# Task requirements:
In your copy, leave out the pictures; write out all the data exactly.
— Start Data segment —
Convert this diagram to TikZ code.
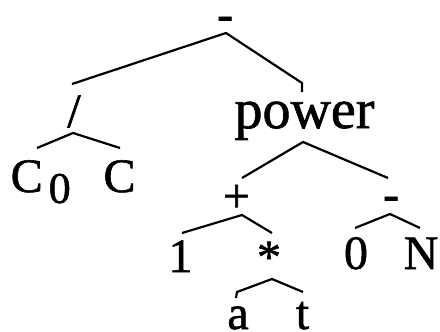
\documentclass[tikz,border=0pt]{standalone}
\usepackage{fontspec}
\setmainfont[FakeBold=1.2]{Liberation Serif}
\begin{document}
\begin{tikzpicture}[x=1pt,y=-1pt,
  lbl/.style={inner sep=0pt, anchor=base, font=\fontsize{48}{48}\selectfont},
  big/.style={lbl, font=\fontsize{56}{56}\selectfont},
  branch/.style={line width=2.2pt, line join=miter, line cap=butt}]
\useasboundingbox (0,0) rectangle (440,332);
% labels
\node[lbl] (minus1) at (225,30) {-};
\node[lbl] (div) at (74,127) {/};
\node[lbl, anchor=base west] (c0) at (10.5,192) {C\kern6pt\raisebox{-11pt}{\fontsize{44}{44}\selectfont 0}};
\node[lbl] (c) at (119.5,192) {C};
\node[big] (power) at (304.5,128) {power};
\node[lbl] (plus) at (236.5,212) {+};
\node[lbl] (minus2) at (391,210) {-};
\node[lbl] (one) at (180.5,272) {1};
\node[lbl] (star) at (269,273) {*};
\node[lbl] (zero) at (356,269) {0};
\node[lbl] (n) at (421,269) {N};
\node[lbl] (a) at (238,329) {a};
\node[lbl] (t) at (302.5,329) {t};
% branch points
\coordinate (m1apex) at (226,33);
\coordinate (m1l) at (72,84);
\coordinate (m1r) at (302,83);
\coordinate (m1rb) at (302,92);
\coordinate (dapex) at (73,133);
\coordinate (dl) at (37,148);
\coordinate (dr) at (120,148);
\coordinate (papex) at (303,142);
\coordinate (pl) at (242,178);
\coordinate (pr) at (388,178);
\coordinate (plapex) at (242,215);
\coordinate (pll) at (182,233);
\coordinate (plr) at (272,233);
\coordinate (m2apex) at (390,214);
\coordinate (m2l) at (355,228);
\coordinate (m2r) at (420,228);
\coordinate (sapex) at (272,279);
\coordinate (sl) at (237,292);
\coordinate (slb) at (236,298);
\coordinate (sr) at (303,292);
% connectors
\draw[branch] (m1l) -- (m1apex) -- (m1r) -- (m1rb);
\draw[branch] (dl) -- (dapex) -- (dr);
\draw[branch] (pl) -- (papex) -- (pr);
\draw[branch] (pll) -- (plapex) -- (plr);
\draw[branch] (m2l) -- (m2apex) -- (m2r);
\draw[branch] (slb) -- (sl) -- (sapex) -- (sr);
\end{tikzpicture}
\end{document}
— End Data segment —
# Exercise answer:
Convert this diagram to TikZ code.
\documentclass[tikz,border=0pt]{standalone}
\usepackage{fontspec}
\setmainfont[FakeBold=1.2]{Liberation Serif}
\begin{document}
\begin{tikzpicture}[x=1pt,y=-1pt,
  lbl/.style={inner sep=0pt, anchor=base, font=\fontsize{48}{48}\selectfont},
  big/.style={lbl, font=\fontsize{56}{56}\selectfont},
  branch/.style={line width=2.2pt, line join=miter, line cap=butt}]
\useasboundingbox (0,0) rectangle (440,332);
% labels
\node[lbl] (minus1) at (225,30) {-};
\node[lbl] (div) at (74,127) {/};
\node[lbl, anchor=base west] (c0) at (10.5,192) {C\kern6pt\raisebox{-11pt}{\fontsize{44}{44}\selectfont 0}};
\node[lbl] (c) at (119.5,192) {C};
\node[big] (power) at (304.5,128) {power};
\node[lbl] (plus) at (236.5,212) {+};
\node[lbl] (minus2) at (391,210) {-};
\node[lbl] (one) at (180.5,272) {1};
\node[lbl] (star) at (269,273) {*};
\node[lbl] (zero) at (356,269) {0};
\node[lbl] (n) at (421,269) {N};
\node[lbl] (a) at (238,329) {a};
\node[lbl] (t) at (302.5,329) {t};
% branch points
\coordinate (m1apex) at (226,33);
\coordinate (m1l) at (72,84);
\coordinate (m1r) at (302,83);
\coordinate (m1rb) at (302,92);
\coordinate (dapex) at (73,133);
\coordinate (dl) at (37,148);
\coordinate (dr) at (120,148);
\coordinate (papex) at (303,142);
\coordinate (pl) at (242,178);
\coordinate (pr) at (388,178);
\coordinate (plapex) at (242,215);
\coordinate (pll) at (182,233);
\coordinate (plr) at (272,233);
\coordinate (m2apex) at (390,214);
\coordinate (m2l) at (355,228);
\coordinate (m2r) at (420,228);
\coordinate (sapex) at (272,279);
\coordinate (sl) at (237,292);
\coordinate (slb) at (236,298);
\coordinate (sr) at (303,292);
% connectors
\draw[branch] (m1l) -- (m1apex) -- (m1r) -- (m1rb);
\draw[branch] (dl) -- (dapex) -- (dr);
\draw[branch] (pl) -- (papex) -- (pr);
\draw[branch] (pll) -- (plapex) -- (plr);
\draw[branch] (m2l) -- (m2apex) -- (m2r);
\draw[branch] (slb) -- (sl) -- (sapex) -- (sr);
\end{tikzpicture}
\end{document}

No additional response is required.